L’aspetto più convincente di questo duo scanzonato – e pronto a farsi in quattro per le esibizioni live – è l’approccio rilassato e un po’ come-viene-viene alla composizione, che è poi un modo di fare le cose tipicamente punk ma privo dell’aggressività, della ricercatezza artistica e di tutti i restanti rimandi agli archetipi del genere (a voi la scelta dell’accezione preferita, visto che parliamo di maschi e di musica e anche di maschi che fanno musica).
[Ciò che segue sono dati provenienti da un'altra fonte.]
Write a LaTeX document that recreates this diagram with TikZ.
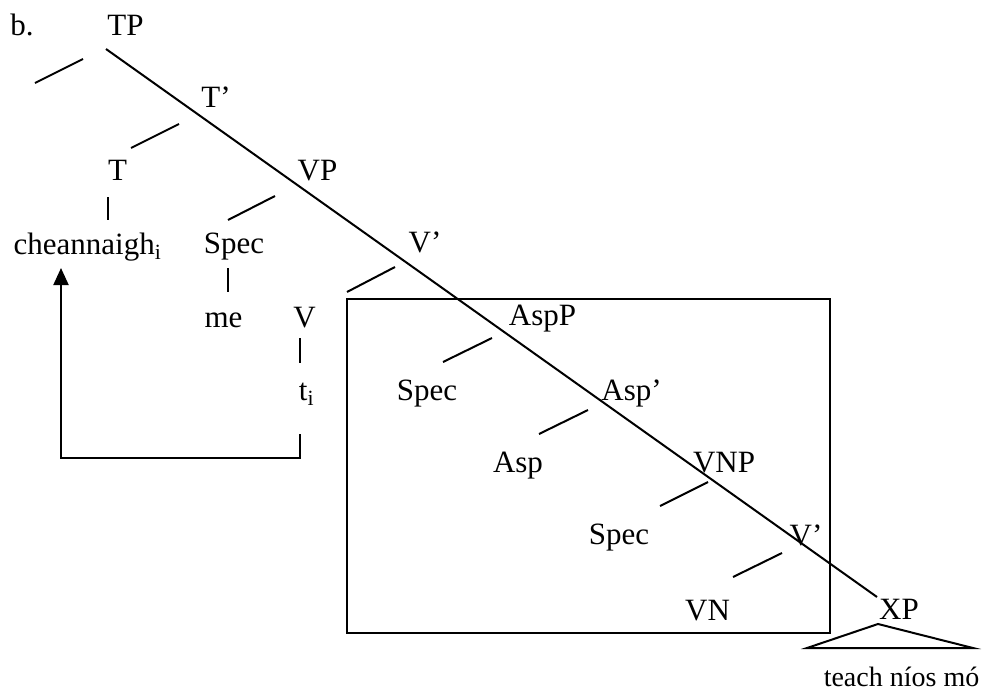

Vi sarete infatti accorti che le Wet Leg hanno messo subito in chiaro le cose con “Chaise Longue”, il singolo con cui sono piombate dal nulla in tutte le classifiche, un brano pubblicato ormai nove mesi fa e che ha lanciato il duo originario dell’Isola di Wight oltre le vette dell’hype della musica alternativa. Poco più di tre minuti tutti sullo stesso accordo e un testo zeppo di doppi sensi, a partire dal “Big D” preso a scuola fino al muffin imburrato, dopodichè è lecito chiedersi se, per il nome della band, ci sia una traduzione casta in grado di superare in autorevolezza la più letterale gamba umida.
Qualsiasi altra band sarebbe stata declassata a macchietta, con queste premesse, ma non quella di Rhian Teasdale e Hester Chambers. La naturalezza con cui le due Wet Leg realizzano hit in grado di rientrare fino all’ultima nota nei blasonati canoni della musica più in voga degli ultimi anni è sorprendente. Apprezzerete la fluidità dei brani e la sollecitudine con cui giungono a destinazione senza nemmeno un’incertezza. Per non parlare della varietà delle canzoni, prive di ogni rimando reciproco seppur modellate intorno a un marchio di fabbrica inconfondibile.
Dell’ultima infornata di dischi delle band protagoniste dell’ennesima British Invasion, di certo questo passerà alla storia come l’album più sbarazzino, e la cosa incredibile è che dietro le quinte dei suoni anche qui siede Dan Carey, produttore di Fontaines DC, Geese, Squid, Black Midi. E, credetemi, in “Wet Leg” – il titolo del disco di esordio è omonimo – non c’è un solo pezzo che non abbia la dignità di singolo, a partire da quelli effettivamente pubblicati prima del rilascio di questo straordinario full length.
Tralasciando il tormentone che celebra i fasti delle più prosaiche sedie a sdraio e sul quale oramai si è già detto tutto, pensiamo agli ammiccamenti di “Being in Love” o alla splendida “Angelica”, con il suo riff jangle pop di chitarra e quell’infernale giro strumentale di accordi nel ritornello, che ti si pianta in testa senza tanti complimenti.
E poi che dire di quanto calzi a pennello la citazione del riff di chitarra di “The man who sold the world” di Bowie in “I Don’t Wanna Go Out”, messa in risposta ai versi delle strofe. O il compendio di “New Feeling” e “Thank You for Sending Me An Angel” dei Talking Heads in “Wet Dream”, papabilissimo tormentone alternative per l’imminente stagione estiva. Ma la solare “Convincing”, da questo punto di vista, non è certo da meno.
E anche il lato apparentemente romantico delle Wet Leg, e mi riferisco a “Loving You” e “Piece Of Shit”, sembrerebbe convincente, se i titoli non ci preparassero ad altro. Ma, in generale, a proposito dei testi, non lasciatevi suggestionare dalla sfilza di dichiarazioni di espressioni esplicite davanti ai titoli su Spotify, una lista di E maiuscole che la dice lunga sul loro slang. Come si cantava negli anni 80, le ragazze vogliono solo divertirsi ma, se proprio è necessario forzare un collegamento con il decennio madre di tutto quello che ascoltiamo oggi, il pensiero si spinge fino alle Go Go’s e ai loro videoclip girati sulle berline cabriolet ma molto, molto più garage e con molto, molto meno rossetto. Altrettanto degni di nota il lungo urlo in “Ur Mum”, l’attitudine da cover band dei Fratellis di “Oh No” e le due tracce a chiusura dell’album, la scazzatissima “Supermarket” e la decisiva “Too Late Now”.
In questo duemila e ventidue che si sta rivelando una sorta di giubileo per l’indie-rock, a giudicare da ciò che è stato pubblicato e dagli album che ci separano dalle classifiche di fine anno, le Wet Leg e il loro s/t si assicurano un ruolo da protagonisti nella storia di un genere fin troppo longevo e prolifico, in cui il rischio di esporsi all’aria fritta o di suonare in modo superfluo è all’ordine del giorno. Sono rari i dischi in grado di far divertire dalla prima all’ultima traccia. In un momento in cui c’è davvero poco da star tranquilli, le Wet Leg ci concedono più di uno spunto per sorridere a tempo di musica.